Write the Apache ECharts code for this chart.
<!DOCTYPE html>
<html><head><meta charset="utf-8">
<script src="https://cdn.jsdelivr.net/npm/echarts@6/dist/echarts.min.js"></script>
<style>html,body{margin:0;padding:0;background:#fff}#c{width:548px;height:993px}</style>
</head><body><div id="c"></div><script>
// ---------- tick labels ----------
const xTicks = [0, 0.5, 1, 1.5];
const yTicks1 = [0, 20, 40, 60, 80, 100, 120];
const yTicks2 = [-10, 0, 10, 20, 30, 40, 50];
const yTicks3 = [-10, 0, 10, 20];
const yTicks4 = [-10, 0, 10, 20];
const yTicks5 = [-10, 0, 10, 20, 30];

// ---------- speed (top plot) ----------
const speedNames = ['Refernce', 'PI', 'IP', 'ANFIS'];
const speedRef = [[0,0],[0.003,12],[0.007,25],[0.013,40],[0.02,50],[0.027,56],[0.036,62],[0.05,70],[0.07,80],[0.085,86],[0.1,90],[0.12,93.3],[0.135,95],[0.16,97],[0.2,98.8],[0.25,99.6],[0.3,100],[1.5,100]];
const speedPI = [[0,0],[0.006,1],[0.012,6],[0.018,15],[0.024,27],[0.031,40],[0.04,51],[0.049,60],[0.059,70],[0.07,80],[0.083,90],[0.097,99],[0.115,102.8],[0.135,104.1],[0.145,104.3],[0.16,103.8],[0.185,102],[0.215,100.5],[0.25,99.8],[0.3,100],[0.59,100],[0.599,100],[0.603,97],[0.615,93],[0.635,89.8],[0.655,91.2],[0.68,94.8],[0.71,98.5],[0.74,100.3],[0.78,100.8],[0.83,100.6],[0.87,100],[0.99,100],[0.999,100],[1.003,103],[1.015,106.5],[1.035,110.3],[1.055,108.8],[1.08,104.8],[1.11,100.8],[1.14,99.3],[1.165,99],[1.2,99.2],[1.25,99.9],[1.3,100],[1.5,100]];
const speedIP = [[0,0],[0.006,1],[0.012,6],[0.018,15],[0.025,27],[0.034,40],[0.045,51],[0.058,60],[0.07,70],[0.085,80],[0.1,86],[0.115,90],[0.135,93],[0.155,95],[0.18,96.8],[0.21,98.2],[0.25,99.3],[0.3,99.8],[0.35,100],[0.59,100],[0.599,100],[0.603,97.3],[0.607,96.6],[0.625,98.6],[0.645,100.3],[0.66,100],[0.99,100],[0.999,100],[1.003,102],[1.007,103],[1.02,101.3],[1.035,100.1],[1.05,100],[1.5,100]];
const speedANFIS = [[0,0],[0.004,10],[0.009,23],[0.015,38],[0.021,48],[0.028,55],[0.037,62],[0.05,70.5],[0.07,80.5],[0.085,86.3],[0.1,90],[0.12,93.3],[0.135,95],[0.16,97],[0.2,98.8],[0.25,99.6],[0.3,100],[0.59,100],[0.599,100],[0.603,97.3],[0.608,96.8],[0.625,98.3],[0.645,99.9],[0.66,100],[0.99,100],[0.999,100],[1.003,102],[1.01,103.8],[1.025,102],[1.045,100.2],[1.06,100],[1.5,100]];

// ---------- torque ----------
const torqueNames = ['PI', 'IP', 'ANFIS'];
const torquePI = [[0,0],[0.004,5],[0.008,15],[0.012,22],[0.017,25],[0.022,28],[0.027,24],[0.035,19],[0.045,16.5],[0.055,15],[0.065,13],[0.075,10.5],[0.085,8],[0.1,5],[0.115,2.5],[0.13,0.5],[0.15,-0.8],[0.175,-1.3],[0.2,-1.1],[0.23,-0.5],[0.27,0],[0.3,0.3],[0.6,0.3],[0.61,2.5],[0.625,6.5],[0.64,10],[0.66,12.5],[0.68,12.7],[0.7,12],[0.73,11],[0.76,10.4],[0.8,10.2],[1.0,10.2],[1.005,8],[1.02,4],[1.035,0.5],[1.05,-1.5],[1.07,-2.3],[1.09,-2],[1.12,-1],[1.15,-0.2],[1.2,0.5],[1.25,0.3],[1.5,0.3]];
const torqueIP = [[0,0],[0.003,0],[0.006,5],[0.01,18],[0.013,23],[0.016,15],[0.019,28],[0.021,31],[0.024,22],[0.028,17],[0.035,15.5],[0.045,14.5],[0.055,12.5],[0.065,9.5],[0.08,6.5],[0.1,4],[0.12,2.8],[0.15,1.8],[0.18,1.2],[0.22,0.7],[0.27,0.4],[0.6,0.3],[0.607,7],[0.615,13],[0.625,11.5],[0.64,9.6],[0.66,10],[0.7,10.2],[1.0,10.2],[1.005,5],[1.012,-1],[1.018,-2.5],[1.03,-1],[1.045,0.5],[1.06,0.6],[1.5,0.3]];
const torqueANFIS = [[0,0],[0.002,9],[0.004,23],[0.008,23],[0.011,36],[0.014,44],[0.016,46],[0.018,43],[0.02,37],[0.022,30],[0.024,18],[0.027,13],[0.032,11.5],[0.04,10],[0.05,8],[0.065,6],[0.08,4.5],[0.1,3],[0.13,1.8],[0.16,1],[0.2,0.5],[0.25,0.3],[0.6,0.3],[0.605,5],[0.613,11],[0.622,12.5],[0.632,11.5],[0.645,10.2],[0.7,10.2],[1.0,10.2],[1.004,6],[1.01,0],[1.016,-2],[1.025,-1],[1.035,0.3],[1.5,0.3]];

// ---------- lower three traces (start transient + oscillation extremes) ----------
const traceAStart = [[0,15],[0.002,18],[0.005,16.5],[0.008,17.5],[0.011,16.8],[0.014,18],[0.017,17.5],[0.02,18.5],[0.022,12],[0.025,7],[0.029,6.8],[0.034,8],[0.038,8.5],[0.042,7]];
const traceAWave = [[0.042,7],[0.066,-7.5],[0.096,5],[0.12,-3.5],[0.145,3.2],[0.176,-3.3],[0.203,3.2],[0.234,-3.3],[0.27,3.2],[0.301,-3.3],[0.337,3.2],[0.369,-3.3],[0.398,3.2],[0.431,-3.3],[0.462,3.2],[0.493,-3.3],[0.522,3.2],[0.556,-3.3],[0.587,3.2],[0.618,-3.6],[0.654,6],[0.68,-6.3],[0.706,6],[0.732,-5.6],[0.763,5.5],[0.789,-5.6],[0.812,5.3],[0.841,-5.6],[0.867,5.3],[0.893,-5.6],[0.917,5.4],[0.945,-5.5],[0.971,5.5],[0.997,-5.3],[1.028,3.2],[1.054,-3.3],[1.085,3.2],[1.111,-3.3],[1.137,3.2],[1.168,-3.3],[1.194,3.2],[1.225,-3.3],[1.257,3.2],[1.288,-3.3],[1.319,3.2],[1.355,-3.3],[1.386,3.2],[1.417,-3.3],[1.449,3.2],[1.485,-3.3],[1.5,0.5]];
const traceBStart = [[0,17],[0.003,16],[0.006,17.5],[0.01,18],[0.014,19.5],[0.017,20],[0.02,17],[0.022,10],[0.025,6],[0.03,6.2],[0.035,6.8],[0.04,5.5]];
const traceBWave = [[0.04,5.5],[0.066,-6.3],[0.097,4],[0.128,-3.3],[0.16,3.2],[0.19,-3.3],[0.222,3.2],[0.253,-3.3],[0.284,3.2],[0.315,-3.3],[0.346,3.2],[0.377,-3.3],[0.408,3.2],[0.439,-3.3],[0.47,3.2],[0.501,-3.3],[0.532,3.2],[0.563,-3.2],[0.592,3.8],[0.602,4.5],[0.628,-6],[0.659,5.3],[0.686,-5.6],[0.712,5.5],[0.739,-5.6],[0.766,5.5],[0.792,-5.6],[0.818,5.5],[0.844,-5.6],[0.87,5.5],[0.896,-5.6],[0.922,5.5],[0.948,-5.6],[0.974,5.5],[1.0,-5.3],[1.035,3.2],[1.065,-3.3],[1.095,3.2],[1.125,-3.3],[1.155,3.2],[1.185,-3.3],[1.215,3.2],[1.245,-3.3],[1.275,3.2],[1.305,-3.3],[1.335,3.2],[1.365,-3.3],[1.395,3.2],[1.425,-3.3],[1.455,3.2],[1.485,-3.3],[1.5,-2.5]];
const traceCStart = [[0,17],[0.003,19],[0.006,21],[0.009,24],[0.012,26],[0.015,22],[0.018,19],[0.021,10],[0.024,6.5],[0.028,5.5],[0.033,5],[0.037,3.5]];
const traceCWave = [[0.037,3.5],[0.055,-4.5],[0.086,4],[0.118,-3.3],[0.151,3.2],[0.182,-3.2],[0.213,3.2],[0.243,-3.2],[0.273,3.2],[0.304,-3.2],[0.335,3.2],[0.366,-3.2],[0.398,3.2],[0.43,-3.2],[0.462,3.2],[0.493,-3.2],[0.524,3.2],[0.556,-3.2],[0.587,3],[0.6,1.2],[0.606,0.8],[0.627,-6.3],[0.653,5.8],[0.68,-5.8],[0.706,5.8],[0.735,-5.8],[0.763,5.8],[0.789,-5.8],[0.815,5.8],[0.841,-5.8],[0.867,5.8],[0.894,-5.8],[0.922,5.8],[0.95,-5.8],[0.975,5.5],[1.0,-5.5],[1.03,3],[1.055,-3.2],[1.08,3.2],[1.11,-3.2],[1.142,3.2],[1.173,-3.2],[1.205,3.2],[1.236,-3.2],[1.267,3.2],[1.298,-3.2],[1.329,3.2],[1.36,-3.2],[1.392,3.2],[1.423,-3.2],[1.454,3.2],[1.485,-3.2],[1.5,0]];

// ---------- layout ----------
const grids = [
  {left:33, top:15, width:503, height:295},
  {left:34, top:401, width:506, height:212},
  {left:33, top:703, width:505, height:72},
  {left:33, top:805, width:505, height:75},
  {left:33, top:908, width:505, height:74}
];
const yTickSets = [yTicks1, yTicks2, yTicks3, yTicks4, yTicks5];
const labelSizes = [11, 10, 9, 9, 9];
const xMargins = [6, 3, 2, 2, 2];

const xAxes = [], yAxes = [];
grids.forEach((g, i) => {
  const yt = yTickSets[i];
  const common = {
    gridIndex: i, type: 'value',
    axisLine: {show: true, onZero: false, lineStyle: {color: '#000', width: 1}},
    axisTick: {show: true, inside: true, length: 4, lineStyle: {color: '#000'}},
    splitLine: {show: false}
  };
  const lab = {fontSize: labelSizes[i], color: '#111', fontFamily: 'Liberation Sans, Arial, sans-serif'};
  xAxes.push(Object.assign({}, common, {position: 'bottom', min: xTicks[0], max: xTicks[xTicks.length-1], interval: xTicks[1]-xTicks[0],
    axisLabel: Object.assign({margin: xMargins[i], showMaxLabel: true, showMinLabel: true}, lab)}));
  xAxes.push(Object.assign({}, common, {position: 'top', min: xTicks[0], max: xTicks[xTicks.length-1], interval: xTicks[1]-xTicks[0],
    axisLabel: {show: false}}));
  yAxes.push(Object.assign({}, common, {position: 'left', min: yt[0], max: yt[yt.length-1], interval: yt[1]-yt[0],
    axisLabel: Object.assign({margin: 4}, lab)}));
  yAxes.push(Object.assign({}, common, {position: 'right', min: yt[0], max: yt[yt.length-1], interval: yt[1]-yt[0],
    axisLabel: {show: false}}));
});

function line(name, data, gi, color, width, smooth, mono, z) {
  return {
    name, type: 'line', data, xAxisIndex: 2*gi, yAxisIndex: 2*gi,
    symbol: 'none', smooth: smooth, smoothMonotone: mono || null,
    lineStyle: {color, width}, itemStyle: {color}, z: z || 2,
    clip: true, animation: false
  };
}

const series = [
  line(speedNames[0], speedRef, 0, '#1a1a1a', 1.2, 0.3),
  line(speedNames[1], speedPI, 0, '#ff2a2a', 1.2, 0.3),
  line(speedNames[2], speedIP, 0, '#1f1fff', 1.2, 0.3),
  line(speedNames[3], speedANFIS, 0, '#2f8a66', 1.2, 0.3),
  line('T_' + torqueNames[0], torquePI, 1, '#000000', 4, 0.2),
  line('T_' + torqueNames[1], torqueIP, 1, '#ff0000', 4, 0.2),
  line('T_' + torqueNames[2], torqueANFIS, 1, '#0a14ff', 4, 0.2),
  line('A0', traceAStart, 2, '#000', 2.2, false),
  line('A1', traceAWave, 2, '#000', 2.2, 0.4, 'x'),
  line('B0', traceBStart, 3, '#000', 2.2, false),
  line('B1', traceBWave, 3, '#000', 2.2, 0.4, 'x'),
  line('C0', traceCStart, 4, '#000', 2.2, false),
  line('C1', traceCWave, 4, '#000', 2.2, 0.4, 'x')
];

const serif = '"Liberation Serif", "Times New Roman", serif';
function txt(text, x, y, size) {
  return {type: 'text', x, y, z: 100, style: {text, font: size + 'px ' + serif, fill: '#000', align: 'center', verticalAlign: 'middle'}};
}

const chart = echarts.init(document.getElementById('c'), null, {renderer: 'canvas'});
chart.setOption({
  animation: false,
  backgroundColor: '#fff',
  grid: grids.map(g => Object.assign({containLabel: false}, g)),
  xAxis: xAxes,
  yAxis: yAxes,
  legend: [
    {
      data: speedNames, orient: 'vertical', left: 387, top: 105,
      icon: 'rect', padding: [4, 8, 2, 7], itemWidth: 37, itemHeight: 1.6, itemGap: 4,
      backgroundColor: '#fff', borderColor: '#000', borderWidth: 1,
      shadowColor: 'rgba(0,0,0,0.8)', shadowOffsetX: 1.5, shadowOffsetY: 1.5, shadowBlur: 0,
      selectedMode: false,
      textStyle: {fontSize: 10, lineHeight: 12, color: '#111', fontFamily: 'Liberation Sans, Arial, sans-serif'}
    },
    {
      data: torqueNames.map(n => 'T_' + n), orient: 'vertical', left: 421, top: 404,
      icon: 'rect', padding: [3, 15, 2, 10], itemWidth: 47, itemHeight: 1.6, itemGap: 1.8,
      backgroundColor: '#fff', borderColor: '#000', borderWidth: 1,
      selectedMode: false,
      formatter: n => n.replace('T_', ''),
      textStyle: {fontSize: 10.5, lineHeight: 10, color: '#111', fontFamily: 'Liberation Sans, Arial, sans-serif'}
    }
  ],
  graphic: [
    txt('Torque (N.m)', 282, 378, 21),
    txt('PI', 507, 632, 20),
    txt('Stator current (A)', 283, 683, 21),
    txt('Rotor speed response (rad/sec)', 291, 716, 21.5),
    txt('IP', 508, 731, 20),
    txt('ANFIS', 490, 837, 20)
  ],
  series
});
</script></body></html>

+ + +

## WHAT YOU ARE ASKED TO DO
Exactly as written, please reproduce the lines from the first line of the data to the line containing "const yTicks5 = [-10, 0, 10, 20, 30];", inclusive, and nothing else.

## WRITTEN RESPONSE
Write the Apache ECharts code for this chart.
<!DOCTYPE html>
<html><head><meta charset="utf-8">
<script src="https://cdn.jsdelivr.net/npm/echarts@6/dist/echarts.min.js"></script>
<style>html,body{margin:0;padding:0;background:#fff}#c{width:548px;height:993px}</style>
</head><body><div id="c"></div><script>
// ---------- tick labels ----------
const xTicks = [0, 0.5, 1, 1.5];
const yTicks1 = [0, 20, 40, 60, 80, 100, 120];
const yTicks2 = [-10, 0, 10, 20, 30, 40, 50];
const yTicks3 = [-10, 0, 10, 20];
const yTicks4 = [-10, 0, 10, 20];
const yTicks5 = [-10, 0, 10, 20, 30];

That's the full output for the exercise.